The number of grown trees is taken as 10 by viewing the number of grown trees versus out of bag classification error plot as shown in Fig. 5. From the graph, it is observed that the classification error is minimum for approximately 10 grown trees, which increases further and remains almost constant for up to 30 grown trees. In detail experimentation, it was observed that this error increases further with number of grown trees due to overtraining. Therefore, 10 decision trees are finally grown during training. One such grown decision tree is shown in Fig. 6, where at every node, a binary split is occurring depending on a threshold value of a certain feature denoted as x1, x2 … x5. Such binary classification at multiple stage gives rise to a complete tree capable to decide class of all the five activities denoted as 1–5.

Fig. 5
A graph of out of bag classification error versus the number of grown trees plots a downward trend curve with a point at (26, 0.1765).

Plot of number of grown trees versus out of bag classification error

Fig. 6
A tree diagram depicts different branches of binary splits based on threshold values marked as X 1, X 2, X 3, X 4, and X 5 at every node.

Grown classification tree

Thus, the trained classifier model when fed by a test feature set of a unknown activity 10 decisions emerges from 10 classification trees among these which decision gets majority votes that comes out as final class prediction. Similarly by testing on 10 feature sets of each activity, 96% accuracy is achieved. The test results are shown in Table 3.

5 Result

The developed human activity detection system is found to be capable of detecting five activities of daily life with an average accuracy of 96%. The confusion matrix is formed with the classification results of test data which are 40% of the total available dataset. Remaining 60% data are used for training. The confusion matrix in Table 2 shows four activities climb stairs, comb hair, brush teeth, and drink something from a glass are truly detected with 100% accuracy.

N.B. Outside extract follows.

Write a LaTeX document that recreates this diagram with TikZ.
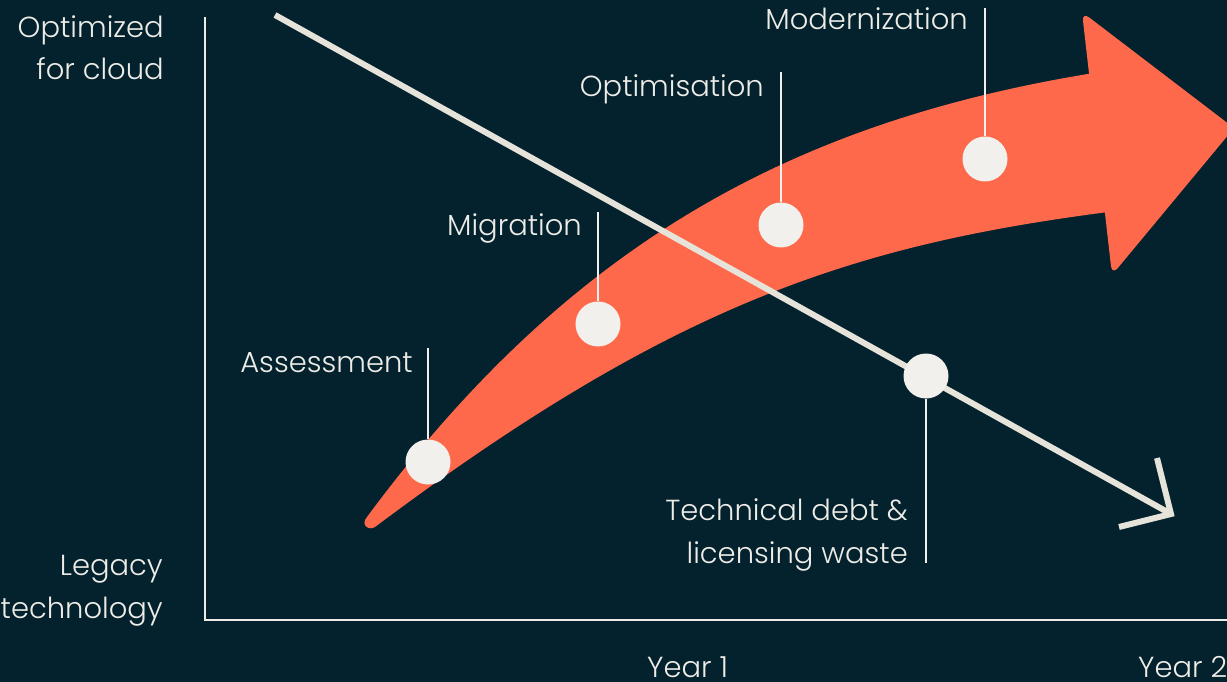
\documentclass[tikz,border=0pt]{standalone}
\usepackage{fontspec}
\IfFontExistsTF{Poppins Light}{\setmainfont{Poppins Light}}{\setmainfont{Poppins}}
\definecolor{bg}{HTML}{03222D}
\definecolor{coral}{HTML}{FF694B}
\definecolor{cream}{HTML}{E6E3DA}
\definecolor{dotc}{HTML}{F2F0EC}
\definecolor{txt}{HTML}{EEECE7}
\tikzset{
  lbl/.style={text=txt, inner sep=0pt, font=\fontsize{29}{42.5}\selectfont},
  axisline/.style={draw=txt, line width=2.8pt},
  leader/.style={draw=dotc, line width=2pt},
  trend/.style={draw=cream, line width=6pt},
  dotnode/.style={circle, fill=dotc, minimum size=45pt, inner sep=0pt},
}
\begin{document}
\begin{tikzpicture}[x=1pt,y=-1pt]
\useasboundingbox (0,0) rectangle (1227,682);
\fill[bg] (0,0) rectangle (1227,682);
% axes
\coordinate (ytop) at (205,17);
\coordinate (orig) at (205,620);
\coordinate (xend) at (1230,620);
\draw[axisline] (ytop) -- (orig) -- (xend);
% coral arrow band
\fill[coral] (367,517) .. controls (567,247) and (790,121) .. (1100,72)
  -- (1116,211) .. controls (856,244) and (675,302) .. (375,527)
  .. controls (369,531) and (360,525) .. (367,517) -- cycle;
\fill[coral, rounded corners=9pt] (1082,12) -- (1234,128) -- (1112,275) -- cycle;
% trend line
\coordinate (ls) at (275,15);
\coordinate (le) at (1171,514);
\coordinate (b1) at (1157,458);
\coordinate (b2) at (1119,527);
\draw[trend] (ls) -- (le);
\draw[trend, miter limit=10] (b1) -- (le) -- (b2);
% dots
\node[dotnode] (dA) at (428,462) {};
\node[dotnode] (dM) at (598,324) {};
\node[dotnode] (dO) at (781,225) {};
\node[dotnode] (dZ) at (985,159) {};
\node[dotnode] (dT) at (926,376) {};
% leaders
\coordinate (tA) at (428,348);
\coordinate (tM) at (598,212);
\coordinate (tO) at (781,72);
\coordinate (tZ) at (985,8);
\coordinate (tT) at (926,563);
\draw[leader] (tA) -- (dA.north);
\draw[leader] (tM) -- (dM.north);
\draw[leader] (tO) -- (dO.north);
\draw[leader] (tZ) -- (dZ.north);
\draw[leader] (dT.south) -- (tT);
% labels
\node[lbl, anchor=base east] (lA) at (413,372) {Assessment};
\node[lbl, anchor=base east] (lM) at (582,235) {Migration};
\node[lbl, anchor=base east] (lO) at (764,97) {Optimisation};
\node[lbl, anchor=base east] (lZ) at (968,30) {Modernization};
\node[lbl, anchor=base east, align=right] (lT) at (908,563) {Technical debt \&\\licensing waste};
\node[lbl, anchor=base east, align=right] (yT) at (164,80) {Optimized\\for cloud};
\node[lbl, anchor=base east, align=right] (yB) at (163,618) {Legacy\\technology};
\node[lbl, anchor=base west] (x1) at (647,677) {Year 1};
\node[lbl, anchor=base west] (x2) at (1138,677) {Year 2};
\end{tikzpicture}
\end{document}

Where only 20% of descend stairs is detected as climb stairs which is false detection. The accuracy of a particular activity detection is calculated as (true positive/number of instances) × 100%. Table 3 shows classification accuracy of five different activities. The average of those 96% is considered to be the overall accuracy of the proposed model (Table 4).

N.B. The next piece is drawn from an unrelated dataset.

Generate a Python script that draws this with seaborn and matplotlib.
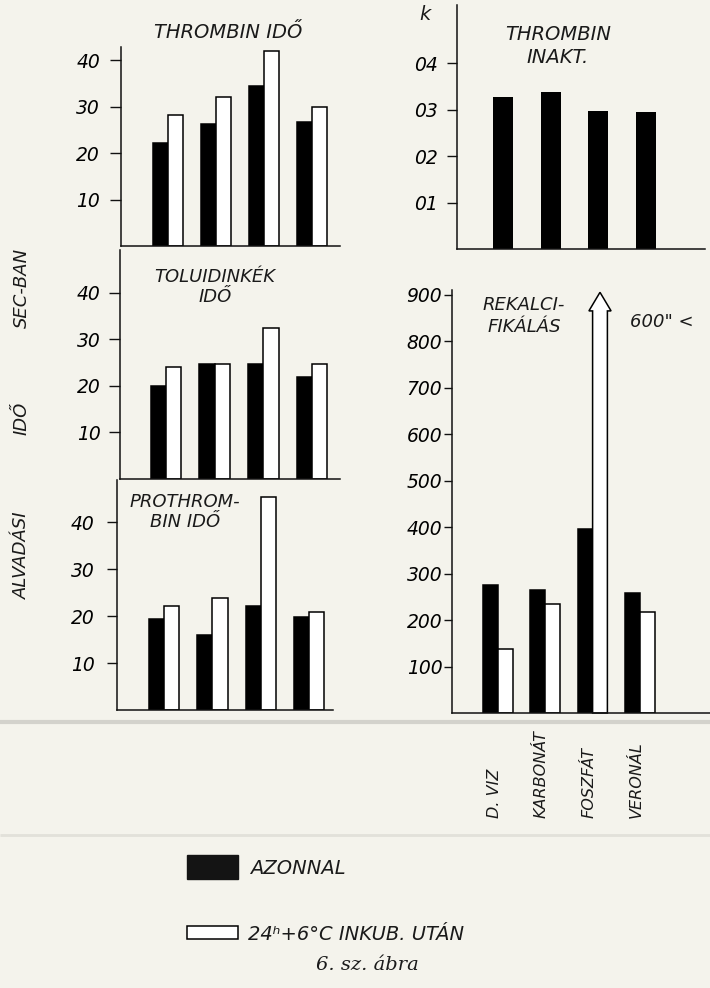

Table 2 Confusion matrix in terms of percentage of classified activities
Table 3 Classification accuracy of different activities
Table 4 Performance comparison with other related works

Around 95–98% classification accuracy is achieved by a SVM-based HAR system [9] which uses camera as sensor node. The BiLSTM RNN system [16] registered average accuracy of 97.64% using three accelerometer, two gyroscope, two magnetometer, and one ECG sensor. In two other random forest-based multi-sensor HAR systems, overall accuracy of 93.44 [22] and 90% [23] is reported. In comparison with these state-of-the-art works, this proposed system ensures 96% detection accuracy with only single wrist worn accelerometer, which makes the system simple, feasible, and cost effective.

6 Discussion

This proposed method is found to be capable of recognizing human activity with a reasonably good accuracy using limited resource, i.e., only one tri-axial accelerometer. Application of PCA on the raw sensor data reduces the dimension of data keeping all important information. This leads to less time complexity and faster response of the system reducing amount of data handling requirement. The MATLAB program execution time in a i3 7th Gen PC with 8 GB RAM is approximately 4.5 s. Application of random forest classifier gives 100% detection accuracy for four activity and 80% for descend stair only. Hence, it is worth saying that the proposed method can be adopted to develop small, wearable, and cost-effective HAR systems. Application of this HAR method for more number of ADL detection is future plan of this work.